Monday, May 11, 2009

Some snaps

Great White Dispatch
Notes From Damn Near Canada
No. 27
5/09/09
17:52

Just some pics from the weekend. Plenty more can be found here:
http://www.flickr.com/photos/vangoat

Airika's been on a 6-year mission to lure Orioles to the yard. Finally, she sniffs success.



We checked out our eagle only to discover he had a baby. The snap sucks because the baby's head is elusive and I had to take what I could get. He's yellow like a Muppet.

Friday, May 8, 2009

Tick...Tick...Tick


Great White Dispatch
Notes From Damn Near Canada
No. 26
5-7-09
22:10

When we moved to Minnesota last August, I probably hadn't seen a tick in 20 years. As a kid, bumping around the woods, high-stepping through cricks, playing hide-and-go-seek in corn fields, ticks were a relatively common occurrence. See one, burn its ass and flick it off. Whatever.

Then, I started working, got a driver's license, stopped digging mud bogs just for the hell of it, and more or less became civilized.
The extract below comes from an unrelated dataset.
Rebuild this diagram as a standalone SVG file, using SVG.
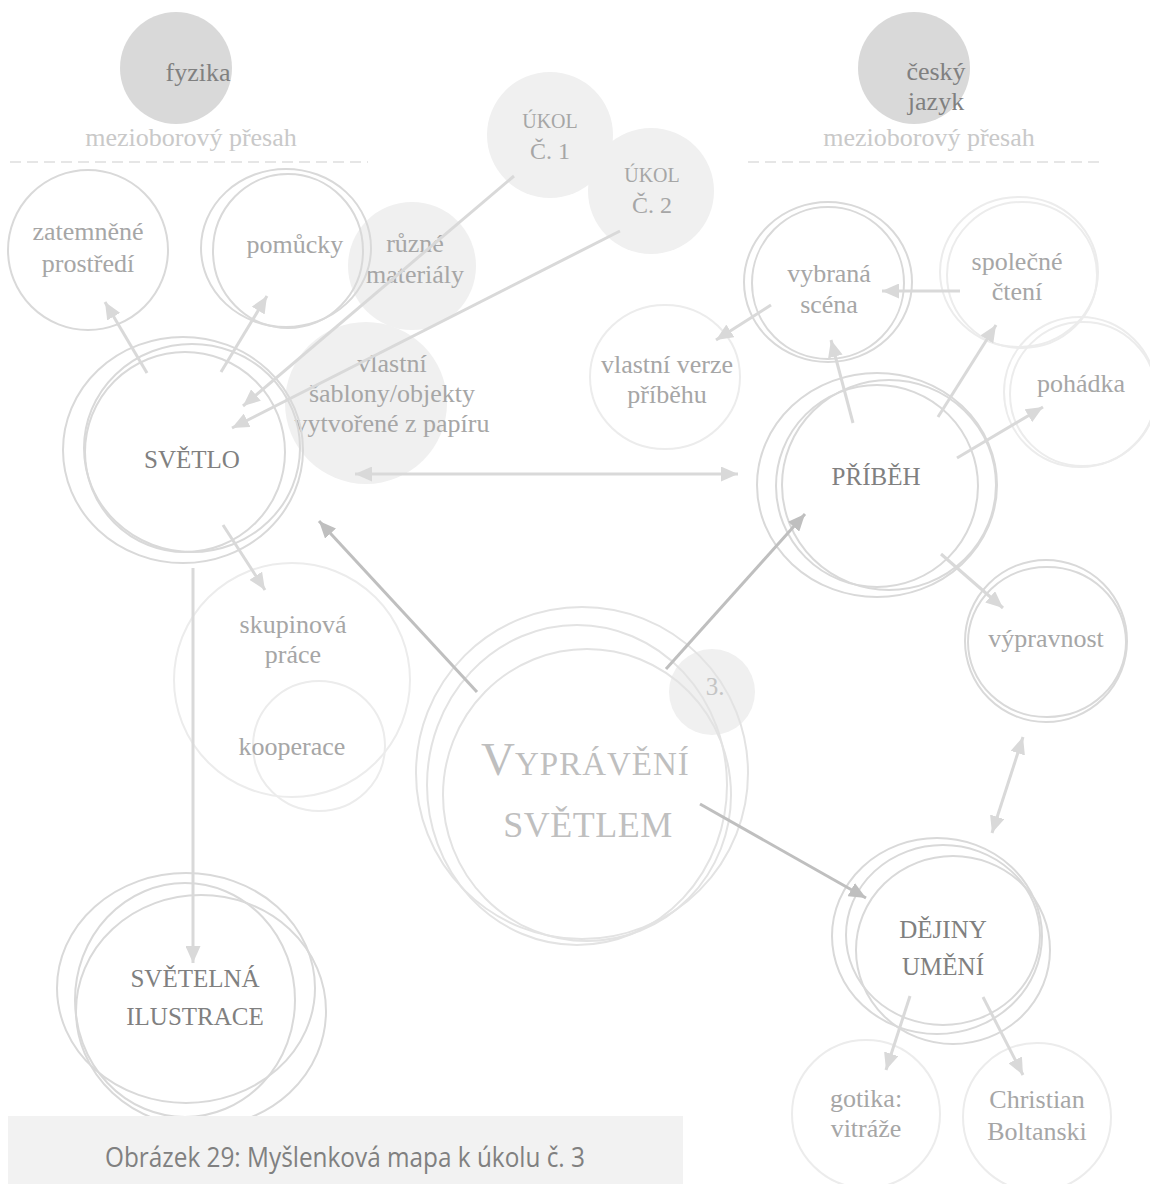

And once I moved to the city and woods and scrubland turned into parking lots and expressways , even the idea of ticks just became....eew.

An now I find myself in the goddamn tick capital of the world. They're everywhere up here. Literally the DAY the grass peaked through the snow, Tulip the Dog showed up with one of the little assholes hanging to her neck. A couple weekends ago, when some friends from Ohio were visiting and we actually had reason to venture out of doors, nightly tick-checks were a must. Last night, I found two on my head. During my morning 'period of contemplation' in the bathroom, I found a bloodsucking bastard on my hand, which I then accidentally flicked onto my pants. Awesome. Nothing like screeching like a smacked baby while in a quiet office shitter.

I'll be the first to admit that I'm squeamish when it comes to bugs. And spiders...let's just say that two of my favorite hobbies as a kid were flicking field spiders into the pond just to watch them try to swim before the bass snapped them up, and going after the same spindly jack-offs with matches and a can of hairspray. And what is a tick but a spider that drinks your blood? Christ on a bike, that's creepy. Just the idea that you could unknowingly spend a whole day eating for two, and your dark passenger might look like a black widow crossed with a water balloon...makes my balls try to hide up behind by spleen. Rotten little parasites. Two words that really never needed to be thrown together: Vampire Arachnids.

Just didn't want you to think it was all cute deer and party hats up here. Sometimes, you have to dig another living thing's head out of your ass cheek. Garrison Keillor never talked about that.

Thursday, May 7, 2009

The Sweet Sounds of Spring

Great White Dispatch
Notes From Damn Near Canada
No. 25
5/06/09
19:10

Last night, just after midnight, I was jerked awake by the sound of howling coyotes. No big deal. We hear coyotes all the time. They usually aren’t howling right outside our bedroom- I mean, just on the other side of the wall, six inches from my sleeping face- but whatever. Wild carnivores are just part of the deal out here. Back to sleep I went.

Take me to your Oreos or the railing gets pooped on.

Not even an hour later. Thump. I jerk awake. Ah. Just the raccoons jumping to the back deck. From the roof. See, they’re too smart to just use the stairs. No, they have to make it complicated, like a game of Mouse Trap. They scale one of the big elm trees, leap to the roof, then drop down to the deck railing, where they skitter around, overturning anything that might contain bird seed or Oreos. One of them usually leaves a present. And by present, I mean a turd. But the ‘coons are nothing new. I block out the sound of their nails on the wood, and even the school-girl screeches of the bastards arguing with each other over who gets to squeeze out the steamy ‘coon dump on my porch doesn’t beat out sleep.


One of these buttholes will soon drop a dog-sized stink link.

Another hour or so. Tulip the Dog, from her pillow in the corner of the bedroom, lets loose with a mighty, droning dog groan. I get up, make sure Dawn of the Dead hasn’t broken out (and that I didn't just hear my old dog's death rattle), and then stumble back to bed.

Not even a half hour later. Bats. Again, just on the other side of the bedroom wall. Chittering in such a high pitch that I can only hear it at certain angles. Sounds like someone rubbing two pieces of old Styrofoam together. At certain head tilts, it sounds like they’re actually inside the house. Not being a huge fan of the rabies, I get out of bed, flip on the lights, determine the place free of winged rodents, take some aspirin, mash the pillow over my ears and fall back asleep. Until 5 a.m., when the birds wake up.

Nature, you are a noisy, ill-timed bitch.